Muharrem ayındayız. 7 Ekim ile başlayan hafta aynı zamanda Din Görevlileri ve Camiiler haftası olarak kutlanmaktadır. Diayanet’te çalışan Din Görevlileri de ne yazık ki bendensin değilsin diye kategorize edilmiş bulunmaktalar. Herkes hükümet edenler gibi düşünmek zorunda bırakılmakta, gerektiğinde tetikçilik yapmaya zorlanmaktadır. Dahası beni benimsemek zorundasın anlayışı burada da sürdürülmektedir. Bizim yanlışlarımızı hatalarımızı onaylamak zorundasınız, bizim gösterdiğimiz sendikaya üye olmak zorundasınız. Yoksa en ufak bir hatanızı büyütürüz, kubbenizi habbe yaparız ve sizin sözlerinizi de çarpıtırız. Soruşturmalarla görevlendirmelerle sizleri yıldırmak bizim görevimizdir.
İşte size üç örnek;
Fuat Yıldırım Dolmabahçe Bezmi Alem Valide Sultan Camiinde müezzindi. Geziparkı olayları sırasında göstericiler kaçarken camiye sığınmışlardı. Sayıları bir değil beş değil tam üç bin kişi camiinin içinde bir o kadarı da bahçeye sığınmıştı. Üç günün sonunda ortalık duruldu ve göstericiler dağıldı. Saptırmacı basın ve kimi siyasiler camide içki içtiler diye sürekli algı oluşturmaktaydı. Müezzini polis ifadeye çağırdı. Müezzin ben içki içildiğini görmedim. Yalnızca bir ezilmiş bira kutusunu kapının dışında gördüm dedi. Siyasiler öfkelendi ve talimatlar yağmaya başladı. Sen misin Ağa nın sözü üzerine söz eden diye, Müezzin Fuat Yıldırım evine doksan kilometre uzaklıktaki Kayaşehir Hazreti Hüseyin Camiine sürgün edilmişti. Üstelik eşi de Lösemi tedavisi görüyordu. Olay basına düşünce geçici olarak Karaköy Arap Camisinde görevlendirildi. Taltif edilmeyi bekleyen müezzinin suçu doğru konuşmaktı ve Türk Diyanet Vakıf Sen üyesiydi.

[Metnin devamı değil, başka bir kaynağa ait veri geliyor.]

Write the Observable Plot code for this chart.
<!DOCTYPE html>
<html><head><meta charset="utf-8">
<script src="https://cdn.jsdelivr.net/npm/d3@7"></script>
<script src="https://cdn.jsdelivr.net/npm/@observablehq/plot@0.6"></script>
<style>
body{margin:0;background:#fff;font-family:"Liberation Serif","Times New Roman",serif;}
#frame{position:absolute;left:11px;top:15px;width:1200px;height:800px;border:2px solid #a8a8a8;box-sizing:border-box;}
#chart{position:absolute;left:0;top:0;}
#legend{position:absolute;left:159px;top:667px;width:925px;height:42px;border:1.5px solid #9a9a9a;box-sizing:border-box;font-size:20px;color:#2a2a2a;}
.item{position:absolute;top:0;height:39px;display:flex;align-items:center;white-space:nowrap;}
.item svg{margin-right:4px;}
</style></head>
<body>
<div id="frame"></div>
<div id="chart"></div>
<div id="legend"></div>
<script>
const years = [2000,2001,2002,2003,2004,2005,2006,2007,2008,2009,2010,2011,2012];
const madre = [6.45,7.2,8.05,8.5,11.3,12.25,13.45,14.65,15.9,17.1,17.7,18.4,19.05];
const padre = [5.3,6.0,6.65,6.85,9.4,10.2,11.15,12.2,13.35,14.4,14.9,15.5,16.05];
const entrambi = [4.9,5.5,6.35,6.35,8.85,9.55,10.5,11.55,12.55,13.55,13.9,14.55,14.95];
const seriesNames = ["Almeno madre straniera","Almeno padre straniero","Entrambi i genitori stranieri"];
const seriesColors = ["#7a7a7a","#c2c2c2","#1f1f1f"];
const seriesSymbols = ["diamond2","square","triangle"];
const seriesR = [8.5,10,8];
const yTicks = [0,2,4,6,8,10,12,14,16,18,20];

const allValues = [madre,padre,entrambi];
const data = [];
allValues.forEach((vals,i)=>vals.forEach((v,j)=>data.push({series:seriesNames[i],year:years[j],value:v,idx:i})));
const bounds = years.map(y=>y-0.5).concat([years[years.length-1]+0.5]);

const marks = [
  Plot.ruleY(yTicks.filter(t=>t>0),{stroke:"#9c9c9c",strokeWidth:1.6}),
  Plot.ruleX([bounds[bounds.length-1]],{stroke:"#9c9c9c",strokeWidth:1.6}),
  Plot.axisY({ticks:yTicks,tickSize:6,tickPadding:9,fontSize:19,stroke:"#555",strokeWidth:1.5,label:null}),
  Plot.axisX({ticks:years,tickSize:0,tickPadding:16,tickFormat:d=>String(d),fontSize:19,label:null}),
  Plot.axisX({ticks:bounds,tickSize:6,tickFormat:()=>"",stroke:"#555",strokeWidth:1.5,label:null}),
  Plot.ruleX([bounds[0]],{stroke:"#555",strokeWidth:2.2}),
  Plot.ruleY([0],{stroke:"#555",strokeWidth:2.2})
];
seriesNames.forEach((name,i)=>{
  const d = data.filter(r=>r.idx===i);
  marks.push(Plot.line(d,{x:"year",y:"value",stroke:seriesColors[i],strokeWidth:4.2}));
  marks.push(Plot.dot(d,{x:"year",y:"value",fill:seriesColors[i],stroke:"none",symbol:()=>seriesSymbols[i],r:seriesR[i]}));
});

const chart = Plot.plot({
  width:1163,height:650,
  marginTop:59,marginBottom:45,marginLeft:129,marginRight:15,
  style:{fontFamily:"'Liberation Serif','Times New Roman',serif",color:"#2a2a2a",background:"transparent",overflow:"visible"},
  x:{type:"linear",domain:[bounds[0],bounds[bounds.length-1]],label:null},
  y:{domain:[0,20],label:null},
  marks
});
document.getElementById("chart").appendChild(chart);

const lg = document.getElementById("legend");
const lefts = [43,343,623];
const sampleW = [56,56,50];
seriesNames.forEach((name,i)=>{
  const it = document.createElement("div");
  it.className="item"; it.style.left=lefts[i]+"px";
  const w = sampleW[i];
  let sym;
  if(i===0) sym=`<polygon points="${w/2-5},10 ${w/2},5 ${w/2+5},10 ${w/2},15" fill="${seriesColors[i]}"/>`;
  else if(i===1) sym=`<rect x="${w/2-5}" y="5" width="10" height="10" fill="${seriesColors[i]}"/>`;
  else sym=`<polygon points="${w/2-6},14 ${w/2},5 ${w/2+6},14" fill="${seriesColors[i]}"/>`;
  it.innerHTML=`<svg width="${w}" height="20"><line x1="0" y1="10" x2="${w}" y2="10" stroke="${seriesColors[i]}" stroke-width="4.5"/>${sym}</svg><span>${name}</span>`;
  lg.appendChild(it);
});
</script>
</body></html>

Azmi Koç –Beykoz Ortaçeşme Camii İmam Hatibiydi. Temmuz ayının ortalarında arabası çalınmıştı. Kimin çaldığını tespit etmişti vatandaşlık numarası dahil hepsini savcılığa vermişti. Ama bir türlü gereken yapılmıyordu. Yıl 2014 Ağustosun dokuzuydu. Cumhurbaşkanı seçimine bir gün kalmıştı. Çay bahçesinde arkadaşına dert yanıyordu. Savcılığa dilekçe verdim sanki hırsızları koruyorlar, bu nasıl iş. Bir türlü arabamı bulup getirmediler diye yakınıyordu. Onun imam olduğunu bile iş güzarın biri imamı şikayet etmişti. Gerekçe Cumhurbaşkanına hakaret etmekti. 2015-2 Ekim Cuma günü saat 10.00 da Cumhurbaşkanına hakaretten mahkeme edildi. Azmi Koç un sözlerini çarpıtarak dava açmalarının nedeni zaten bu Türk Diyanet Vakıf Sen üyesidir bundan beklenir mantığından başkası değildi.

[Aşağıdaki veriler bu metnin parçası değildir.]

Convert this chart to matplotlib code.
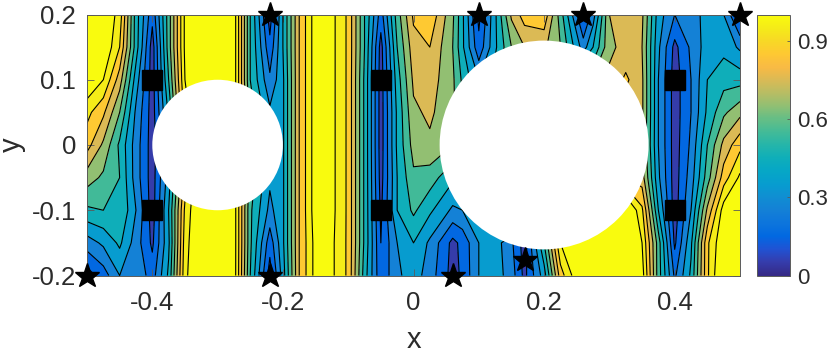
import matplotlib
matplotlib.use("Agg")
import matplotlib.pyplot as plt
import matplotlib.patches as mpatches
from matplotlib.colors import LinearSegmentedColormap, Normalize
from matplotlib.cm import ScalarMappable
import numpy as np

plt.rcParams["font.family"] = ["Liberation Sans", "DejaVu Sans"]

# parula, every few entries of the 64 colour table
parula = [
    (0.2081, 0.1663, 0.5292), (0.2081, 0.2386, 0.6771), (0.1253, 0.3242, 0.8303),
    (0.0060, 0.4086, 0.8828), (0.0498, 0.4586, 0.8641), (0.0779, 0.5040, 0.8384),
    (0.0641, 0.5570, 0.8240), (0.0265, 0.6137, 0.8135), (0.0228, 0.6535, 0.7768),
    (0.0590, 0.6838, 0.7254), (0.1453, 0.7098, 0.6646), (0.2586, 0.7317, 0.5954),
    (0.3953, 0.7459, 0.5244), (0.5709, 0.7485, 0.4494), (0.7184, 0.7411, 0.3905),
    (0.8507, 0.7299, 0.3360), (0.9739, 0.7314, 0.2666), (0.9955, 0.7861, 0.1967),
    (0.9697, 0.8481, 0.1475), (0.9598, 0.9218, 0.0948), (0.9763, 0.9831, 0.0538),
]

x_grid = [-0.5, -0.475, -0.45, -0.425, -0.4, -0.375, -0.35, -0.325, -0.3, -0.275,
          -0.25, -0.22, -0.2, -0.175, -0.15, -0.125, -0.1, -0.075, -0.05, -0.025,
          0.0, 0.025, 0.06, 0.075, 0.1, 0.125, 0.15, 0.17, 0.2, 0.225,
          0.26, 0.275, 0.3, 0.325, 0.35, 0.375, 0.4, 0.425, 0.45, 0.475, 0.5]
y_grid = [0.2, 0.15, 0.1, 0.05, 0.0, -0.05, -0.1, -0.15, -0.2]

row_p20 = [1.1, 1.1, .96, .45, .13, .55, 1.02, 1.15, 1.15, 1.06,
           .50, .05, .40, .80, 1.06, 1.03, .88, .50, .15, .55,
           .82, .88, .62, .42, .07, .38, .72, .85, .87, .55,
           .07, .25, .70, .75, .72, .35, .20, .25, .34, .30, .05]
row_p15 = [1.1, 1.1, .90, .45, .05, .55, 1.02, 1.15, 1.15, 1.06,
           .50, .13, .40, .80, 1.06, 1.03, .88, .50, .06, .50,
           .76, .80, .60, .42, .13, .38, .60, .70, .72, .60,
           .25, .40, .68, .73, .70, .32, .07, .22, .35, .37, .28]
row_p10 = [1.1, 1.0, .75, .35, .05, .50, 1.0, 1.15, 1.15, 1.06,
           .50, .22, .38, .80, 1.06, 1.03, .88, .48, .05, .45,
           .72, .75, .62, .48, .30, .45, .60, .70, .70, .65,
           .60, .62, .72, .82, .72, .30, .05, .20, .40, .46, .46]
row_p05 = [.93, .82, .60, .28, .05, .42, .95, 1.15, 1.15, 1.06,
           .55, .32, .38, .80, 1.06, 1.03, .88, .48, .05, .42,
           .68, .72, .62, .52, .50, .55, .60, .65, .68, .68,
           .68, .70, .72, .74, .72, .30, .05, .20, .42, .58, .67]
row_0 = [.84, .68, .48, .25, .05, .30, .70, 1.0, 1.1, 1.0,
         .55, .32, .38, .80, 1.06, 1.03, .88, .48, .05, .42,
         .64, .68, .60, .52, .50, .50, .52, .55, .60, .62,
         .65, .68, .70, .72, .70, .30, .05, .22, .50, .73, .87]
row_m05 = [.65, .58, .50, .25, .05, .35, .85, 1.15, 1.15, 1.06,
           .55, .32, .38, .80, 1.06, 1.03, .88, .48, .06, .40,
           .58, .55, .42, .40, .40, .45, .50, .55, .60, .65,
           .70, .72, .75, .80, .75, .32, .05, .25, .55, .85, 1.02]
row_m10 = [.48, .50, .50, .30, .05, .40, .92, 1.15, 1.15, 1.06,
           .52, .27, .38, .80, 1.06, 1.03, .88, .48, .08, .40,
           .52, .42, .28, .30, .40, .50, .60, .70, .80, .90,
           1.0, 1.05, 1.1, 1.15, .92, .40, .05, .30, .72, 1.05, 1.15]
row_m15 = [.25, .32, .42, .25, .08, .38, .95, 1.15, 1.15, 1.06,
           .52, .14, .38, .80, 1.04, 1.02, .88, .48, .10, .30,
           .40, .28, .07, .13, .30, .35, .22, .05, .50, 1.0,
           1.15, 1.15, 1.15, 1.15, 1.0, .55, .08, .38, .88, 1.1, 1.15]
row_m20 = [.05, .15, .30, .28, .15, .42, .97, 1.15, 1.15, 1.06,
           .50, .05, .35, .80, 1.04, 1.02, .88, .45, .12, .28,
           .35, .25, .06, .12, .30, .35, .25, .07, .35, .85,
           1.15, 1.15, 1.15, 1.15, 1.05, .55, .18, .42, .88, 1.15, 1.15]

z_rows = [row_p20, row_p15, row_p10, row_p05, row_0, row_m05, row_m10, row_m15, row_m20]
levels = [0, .1, .2, .3, .4, .5, .6, .7, .8, .9, 1.0, 1.3]

circle_x = [-0.3, 0.2]
circle_r = [0.1, 0.16]
square_x = [-0.4, -0.4, -0.05, -0.05, 0.4, 0.4]
square_y = [0.1, -0.1, 0.1, -0.1, 0.1, -0.1]
star_x = [-0.5, -0.22, -0.22, 0.06, 0.1, 0.17, 0.26, 0.5]
star_y = [-0.2, 0.2, -0.2, -0.2, 0.2, -0.177, 0.2, 0.2]

cmap = LinearSegmentedColormap.from_list("parula", parula, N=256)
norm = Normalize(0, 1)
gray = "#5a5a5a"
label_color = "#2b2b2b"

fig = plt.figure(figsize=(8.3, 3.51), dpi=100)
ax = fig.add_axes([87 / 830, 1 - 275.5 / 351, 653 / 830, 261 / 351])

X, Y = np.meshgrid(x_grid, y_grid)
Z = np.array(z_rows)
ax.contourf(X, Y, Z, levels=levels, cmap=cmap, norm=norm)
ax.contour(X, Y, Z, levels=levels[:-1], colors="black", linewidths=0.8)

for cx, r in zip(circle_x, circle_r):
    ax.add_patch(mpatches.Circle((cx, 0), r, facecolor="white", edgecolor="none", zorder=3))

ax.plot(square_x, square_y, "s", color="black", markersize=14.5, linestyle="none", zorder=4)
ax.plot(star_x, star_y, "*", color="black", markersize=18.5, linestyle="none", zorder=5, clip_on=False)

ax.set_xlim(-0.5, 0.5)
ax.set_ylim(-0.2, 0.2)
ax.set_xticks([-0.4, -0.2, 0, 0.2, 0.4])
ax.set_xticklabels(["-0.4", "-0.2", "0", "0.2", "0.4"])
ax.set_yticks([-0.2, -0.1, 0, 0.1, 0.2])
ax.set_yticklabels(["-0.2", "-0.1", "0", "0.1", "0.2"])
ax.tick_params(direction="in", length=4.7, width=0.6, color=gray, labelsize=18.5,
               labelcolor=label_color, top=True, right=True)
ax.tick_params(axis="x", pad=11)
ax.tick_params(axis="y", pad=8)
ax.set_xlabel("x", fontsize=21, color=label_color, labelpad=8)
ax.set_ylabel("y", fontsize=21, color=label_color, labelpad=4)
for s in ax.spines.values():
    s.set_color(gray)
    s.set_linewidth(0.7)

cax = fig.add_axes([756.5 / 830, 1 - 275.5 / 351, 33.5 / 830, 261 / 351])
cb = fig.colorbar(ScalarMappable(norm=norm, cmap=cmap), cax=cax)
cb.set_ticks([0, 0.3, 0.6, 0.9])
cb.set_ticklabels(["0", "0.3", "0.6", "0.9"])
cax.tick_params(direction="in", length=2.5, width=0.6, color=gray, labelsize=16,
                labelcolor=label_color, pad=5)
cb.outline.set_edgecolor(gray)
cb.outline.set_linewidth(0.7)

fig.savefig("out.png", dpi=100)
plt.close()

İnanç İlke sen Diyanette örgütlenen bir sendikadır. Bu sendikanın Genel Başkanı bir Tweet attı. Tweette “Musalar Firavunlar için gönderildi” deniyordu. Cumhurbaşkanına hakaretten hakkında idari soruşturma açıldı. Söyledikleri yanlış mıydı? İbrahim Nemrut’a baş mı eğmişti. Musa Firavunla mücadele etmemiş miydi? Burada da güdülen mantık bizim sendikadan değilse muhaliftir. O zaman söyledikleriyle Cumhurbaşkanını kastetmiş olabilir ve soruşturma açılmalıdır mantığından başkası değildir.
Oysa Türk İslam tarihinde dini önderlerin söylemleri her zaman dikkate alınmıştır. Meşhur Kanunin karıncaları kırmak yani öldürmenin günah olup olmadığını Ebu Suut Efendiye sorunca Hakkın divanında hakkın alır karınca diye cevap vererek imamların hükümdarın değil Allah’ın emrinde olmasını öneriyor.
O bir imamdı, imamların serdarıydı ve müminlere şöyle sesleniyordu: “ Haksızlık karşısında eğilme, eğilirsen hem hakkını hem de şerefini kaybedersin.” “Haksızlığa isyan etmeyenler onlardan gelecek felakete razı olmalıdırlar.” İlim ehli olan Hz. Ali haksızlık karşısında hayatına da mal olsa direnmesini bilmişti.